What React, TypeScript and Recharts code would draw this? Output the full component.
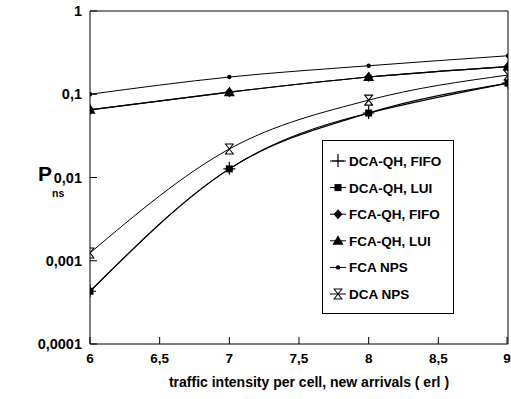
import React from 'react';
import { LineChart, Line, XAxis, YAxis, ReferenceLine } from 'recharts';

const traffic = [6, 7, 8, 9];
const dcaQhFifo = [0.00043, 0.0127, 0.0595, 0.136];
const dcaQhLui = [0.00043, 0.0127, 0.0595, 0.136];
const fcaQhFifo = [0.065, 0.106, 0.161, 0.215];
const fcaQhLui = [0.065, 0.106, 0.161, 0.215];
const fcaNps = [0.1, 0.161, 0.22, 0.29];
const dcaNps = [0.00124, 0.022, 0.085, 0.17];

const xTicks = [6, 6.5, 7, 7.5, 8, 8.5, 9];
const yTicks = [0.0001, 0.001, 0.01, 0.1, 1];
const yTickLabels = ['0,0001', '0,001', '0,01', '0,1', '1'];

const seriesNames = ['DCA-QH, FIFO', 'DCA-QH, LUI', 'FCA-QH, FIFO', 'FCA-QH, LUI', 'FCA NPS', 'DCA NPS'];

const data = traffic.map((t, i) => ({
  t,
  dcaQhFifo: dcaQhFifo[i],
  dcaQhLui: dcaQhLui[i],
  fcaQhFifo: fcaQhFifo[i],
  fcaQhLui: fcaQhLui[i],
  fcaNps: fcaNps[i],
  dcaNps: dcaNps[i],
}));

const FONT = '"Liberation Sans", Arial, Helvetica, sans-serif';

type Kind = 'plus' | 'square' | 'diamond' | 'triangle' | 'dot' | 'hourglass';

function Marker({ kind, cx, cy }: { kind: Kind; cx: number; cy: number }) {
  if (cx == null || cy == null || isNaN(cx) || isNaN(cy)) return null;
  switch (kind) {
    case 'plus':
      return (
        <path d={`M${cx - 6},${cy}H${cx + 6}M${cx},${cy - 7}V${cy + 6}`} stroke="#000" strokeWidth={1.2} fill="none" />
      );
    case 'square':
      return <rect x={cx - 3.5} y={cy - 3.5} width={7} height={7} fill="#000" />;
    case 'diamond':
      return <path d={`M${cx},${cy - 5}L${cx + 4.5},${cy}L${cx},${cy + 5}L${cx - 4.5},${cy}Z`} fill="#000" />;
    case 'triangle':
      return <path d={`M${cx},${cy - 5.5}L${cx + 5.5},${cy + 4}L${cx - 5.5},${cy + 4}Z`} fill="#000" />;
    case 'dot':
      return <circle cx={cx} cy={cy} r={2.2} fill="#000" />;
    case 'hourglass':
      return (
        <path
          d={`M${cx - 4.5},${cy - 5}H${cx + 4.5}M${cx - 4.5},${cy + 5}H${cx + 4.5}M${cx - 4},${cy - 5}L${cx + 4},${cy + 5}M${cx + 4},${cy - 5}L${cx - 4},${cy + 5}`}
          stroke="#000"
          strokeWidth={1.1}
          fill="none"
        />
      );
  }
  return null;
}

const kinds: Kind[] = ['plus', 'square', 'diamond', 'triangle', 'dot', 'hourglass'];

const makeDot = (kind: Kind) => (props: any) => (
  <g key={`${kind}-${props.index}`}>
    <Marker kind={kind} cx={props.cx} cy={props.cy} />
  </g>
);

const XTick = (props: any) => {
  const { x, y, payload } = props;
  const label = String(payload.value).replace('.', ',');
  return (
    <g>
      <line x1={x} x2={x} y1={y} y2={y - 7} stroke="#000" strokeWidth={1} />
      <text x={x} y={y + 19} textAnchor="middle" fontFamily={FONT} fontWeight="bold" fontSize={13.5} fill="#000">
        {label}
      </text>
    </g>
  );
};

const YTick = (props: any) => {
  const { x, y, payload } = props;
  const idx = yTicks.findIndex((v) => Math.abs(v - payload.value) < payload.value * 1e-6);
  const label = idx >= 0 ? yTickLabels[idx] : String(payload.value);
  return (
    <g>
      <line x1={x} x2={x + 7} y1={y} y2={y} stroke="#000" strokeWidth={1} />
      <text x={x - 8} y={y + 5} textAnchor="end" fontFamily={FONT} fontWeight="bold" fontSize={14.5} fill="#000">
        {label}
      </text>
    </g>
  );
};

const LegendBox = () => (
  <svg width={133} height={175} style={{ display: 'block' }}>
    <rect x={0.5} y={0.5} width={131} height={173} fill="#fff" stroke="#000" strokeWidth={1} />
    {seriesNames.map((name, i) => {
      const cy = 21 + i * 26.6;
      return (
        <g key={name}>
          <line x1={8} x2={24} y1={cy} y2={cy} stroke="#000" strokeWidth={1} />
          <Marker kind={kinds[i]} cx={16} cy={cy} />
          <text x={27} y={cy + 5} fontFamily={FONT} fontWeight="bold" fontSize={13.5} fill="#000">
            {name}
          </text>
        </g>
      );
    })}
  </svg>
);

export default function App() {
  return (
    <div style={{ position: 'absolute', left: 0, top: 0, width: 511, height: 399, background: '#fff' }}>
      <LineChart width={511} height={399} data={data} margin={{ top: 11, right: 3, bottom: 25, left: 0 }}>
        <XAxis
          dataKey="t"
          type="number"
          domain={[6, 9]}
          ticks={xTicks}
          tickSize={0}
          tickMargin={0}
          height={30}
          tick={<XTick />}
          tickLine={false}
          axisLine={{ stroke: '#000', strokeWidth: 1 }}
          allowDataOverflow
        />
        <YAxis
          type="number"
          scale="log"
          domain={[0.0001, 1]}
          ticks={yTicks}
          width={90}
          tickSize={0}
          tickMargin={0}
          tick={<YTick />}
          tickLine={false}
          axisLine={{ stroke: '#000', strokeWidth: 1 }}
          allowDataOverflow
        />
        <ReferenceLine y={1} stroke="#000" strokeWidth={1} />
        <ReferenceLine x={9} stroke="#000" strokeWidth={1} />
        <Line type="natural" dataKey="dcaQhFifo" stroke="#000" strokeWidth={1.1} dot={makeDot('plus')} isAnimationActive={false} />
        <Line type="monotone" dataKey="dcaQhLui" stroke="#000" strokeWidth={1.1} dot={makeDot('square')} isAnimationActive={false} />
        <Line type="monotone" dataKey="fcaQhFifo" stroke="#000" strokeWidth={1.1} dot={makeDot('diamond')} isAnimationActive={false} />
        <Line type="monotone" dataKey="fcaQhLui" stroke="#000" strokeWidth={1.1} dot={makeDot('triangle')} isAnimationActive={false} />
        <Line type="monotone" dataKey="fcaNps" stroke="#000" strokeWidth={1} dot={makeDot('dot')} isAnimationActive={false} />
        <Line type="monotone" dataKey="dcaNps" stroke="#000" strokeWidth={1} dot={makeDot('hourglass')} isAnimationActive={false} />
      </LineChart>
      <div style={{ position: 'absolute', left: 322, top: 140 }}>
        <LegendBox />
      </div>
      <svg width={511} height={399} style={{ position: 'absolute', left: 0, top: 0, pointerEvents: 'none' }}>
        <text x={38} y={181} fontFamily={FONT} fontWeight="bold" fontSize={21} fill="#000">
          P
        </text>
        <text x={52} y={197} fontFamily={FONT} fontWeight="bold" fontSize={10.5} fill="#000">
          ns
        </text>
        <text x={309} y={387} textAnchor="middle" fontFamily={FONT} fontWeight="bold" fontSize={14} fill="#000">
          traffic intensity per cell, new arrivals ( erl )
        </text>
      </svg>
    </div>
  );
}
**********
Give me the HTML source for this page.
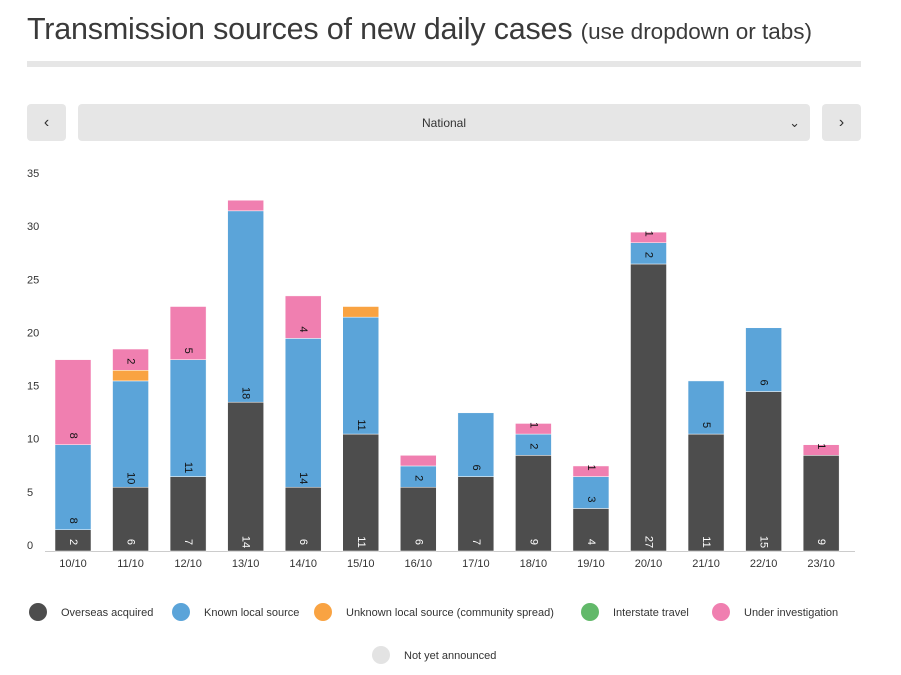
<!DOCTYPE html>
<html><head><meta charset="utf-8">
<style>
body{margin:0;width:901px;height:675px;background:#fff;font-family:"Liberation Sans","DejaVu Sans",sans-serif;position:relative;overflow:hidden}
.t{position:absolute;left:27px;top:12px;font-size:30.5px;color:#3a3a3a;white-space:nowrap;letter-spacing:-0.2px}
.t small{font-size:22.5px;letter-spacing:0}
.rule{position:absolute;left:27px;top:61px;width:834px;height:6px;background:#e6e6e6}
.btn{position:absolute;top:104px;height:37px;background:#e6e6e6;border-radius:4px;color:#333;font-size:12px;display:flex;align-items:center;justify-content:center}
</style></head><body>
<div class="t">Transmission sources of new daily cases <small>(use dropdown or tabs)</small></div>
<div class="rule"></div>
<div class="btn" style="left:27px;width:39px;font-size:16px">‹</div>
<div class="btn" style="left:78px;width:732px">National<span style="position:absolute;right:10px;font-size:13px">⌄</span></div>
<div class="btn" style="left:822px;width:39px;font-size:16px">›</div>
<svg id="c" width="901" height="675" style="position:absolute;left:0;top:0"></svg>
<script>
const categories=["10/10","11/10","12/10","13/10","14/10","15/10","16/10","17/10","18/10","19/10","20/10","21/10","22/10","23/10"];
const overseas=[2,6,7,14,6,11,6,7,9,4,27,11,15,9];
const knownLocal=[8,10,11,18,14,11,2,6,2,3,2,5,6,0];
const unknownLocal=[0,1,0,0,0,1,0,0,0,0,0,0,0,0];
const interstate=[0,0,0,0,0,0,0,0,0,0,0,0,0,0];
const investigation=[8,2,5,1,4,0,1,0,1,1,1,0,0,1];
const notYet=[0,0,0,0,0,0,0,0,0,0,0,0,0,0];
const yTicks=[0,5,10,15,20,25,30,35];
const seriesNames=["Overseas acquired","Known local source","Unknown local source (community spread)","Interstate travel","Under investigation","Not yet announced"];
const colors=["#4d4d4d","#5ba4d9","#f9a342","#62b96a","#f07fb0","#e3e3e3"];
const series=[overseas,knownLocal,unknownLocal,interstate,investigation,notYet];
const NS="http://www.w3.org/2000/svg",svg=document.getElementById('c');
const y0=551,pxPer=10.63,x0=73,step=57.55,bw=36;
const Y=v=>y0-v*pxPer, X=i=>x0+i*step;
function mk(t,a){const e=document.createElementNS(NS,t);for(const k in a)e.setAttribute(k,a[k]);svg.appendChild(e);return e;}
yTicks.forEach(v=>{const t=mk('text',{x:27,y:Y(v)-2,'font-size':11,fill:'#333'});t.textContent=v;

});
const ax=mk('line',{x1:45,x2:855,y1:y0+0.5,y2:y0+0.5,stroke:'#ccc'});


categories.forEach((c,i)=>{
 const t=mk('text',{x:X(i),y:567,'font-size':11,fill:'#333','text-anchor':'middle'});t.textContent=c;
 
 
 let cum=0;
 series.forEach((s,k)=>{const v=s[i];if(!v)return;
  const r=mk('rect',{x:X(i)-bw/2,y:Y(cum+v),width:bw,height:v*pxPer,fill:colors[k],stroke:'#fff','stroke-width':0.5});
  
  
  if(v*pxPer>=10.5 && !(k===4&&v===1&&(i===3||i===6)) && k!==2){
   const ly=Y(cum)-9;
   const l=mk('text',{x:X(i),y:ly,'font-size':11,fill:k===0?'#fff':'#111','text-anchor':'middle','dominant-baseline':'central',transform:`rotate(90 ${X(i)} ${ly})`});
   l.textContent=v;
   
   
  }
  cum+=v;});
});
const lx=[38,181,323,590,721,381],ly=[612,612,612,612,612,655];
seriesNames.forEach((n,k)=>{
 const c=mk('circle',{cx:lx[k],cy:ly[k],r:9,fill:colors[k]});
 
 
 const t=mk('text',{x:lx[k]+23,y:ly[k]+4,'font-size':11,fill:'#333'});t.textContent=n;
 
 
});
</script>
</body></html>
**********
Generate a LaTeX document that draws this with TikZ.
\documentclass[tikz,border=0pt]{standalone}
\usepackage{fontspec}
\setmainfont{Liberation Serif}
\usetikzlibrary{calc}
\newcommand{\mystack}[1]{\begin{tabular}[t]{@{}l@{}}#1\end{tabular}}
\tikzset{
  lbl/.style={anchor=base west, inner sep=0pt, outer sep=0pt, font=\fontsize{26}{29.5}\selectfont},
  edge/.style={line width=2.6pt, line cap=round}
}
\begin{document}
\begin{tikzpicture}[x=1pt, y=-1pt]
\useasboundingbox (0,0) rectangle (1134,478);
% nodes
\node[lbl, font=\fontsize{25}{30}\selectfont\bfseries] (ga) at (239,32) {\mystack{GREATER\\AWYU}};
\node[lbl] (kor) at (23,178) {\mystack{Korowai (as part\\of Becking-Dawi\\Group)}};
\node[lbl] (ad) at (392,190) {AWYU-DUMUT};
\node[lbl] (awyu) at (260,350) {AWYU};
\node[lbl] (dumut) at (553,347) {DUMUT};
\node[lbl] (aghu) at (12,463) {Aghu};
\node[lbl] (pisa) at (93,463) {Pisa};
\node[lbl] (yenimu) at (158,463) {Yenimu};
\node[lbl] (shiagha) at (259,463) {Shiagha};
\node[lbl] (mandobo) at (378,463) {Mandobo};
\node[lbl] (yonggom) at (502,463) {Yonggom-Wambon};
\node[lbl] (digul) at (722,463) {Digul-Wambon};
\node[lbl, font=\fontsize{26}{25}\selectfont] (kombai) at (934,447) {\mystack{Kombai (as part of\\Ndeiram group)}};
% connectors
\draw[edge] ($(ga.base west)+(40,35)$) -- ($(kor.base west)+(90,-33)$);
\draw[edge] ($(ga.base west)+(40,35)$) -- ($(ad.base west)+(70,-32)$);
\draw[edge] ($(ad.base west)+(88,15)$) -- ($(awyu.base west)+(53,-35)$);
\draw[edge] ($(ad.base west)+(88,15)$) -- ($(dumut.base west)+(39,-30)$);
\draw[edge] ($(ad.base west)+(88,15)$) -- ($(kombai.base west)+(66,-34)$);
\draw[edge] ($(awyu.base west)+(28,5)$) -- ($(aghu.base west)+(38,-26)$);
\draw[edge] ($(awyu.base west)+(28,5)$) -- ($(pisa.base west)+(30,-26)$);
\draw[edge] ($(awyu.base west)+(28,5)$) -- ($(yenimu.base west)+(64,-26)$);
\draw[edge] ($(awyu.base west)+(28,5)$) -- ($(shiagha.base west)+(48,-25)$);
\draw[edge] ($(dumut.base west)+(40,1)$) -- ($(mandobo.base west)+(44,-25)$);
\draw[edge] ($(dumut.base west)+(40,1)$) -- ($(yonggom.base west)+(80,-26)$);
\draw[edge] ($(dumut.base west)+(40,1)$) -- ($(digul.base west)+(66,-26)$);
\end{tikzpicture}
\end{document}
**********
**What needs to be done:**
Among the entries above, locate the line with "What React, TypeScript" and the line with "XAxis, YAxis, ReferenceLine". Give those two lines and all lines between them again, exactly, leaving out the pictures.

**Correct result:**
What React, TypeScript and Recharts code would draw this? Output the full component.
import React from 'react';
import { LineChart, Line, XAxis, YAxis, ReferenceLine } from 'recharts';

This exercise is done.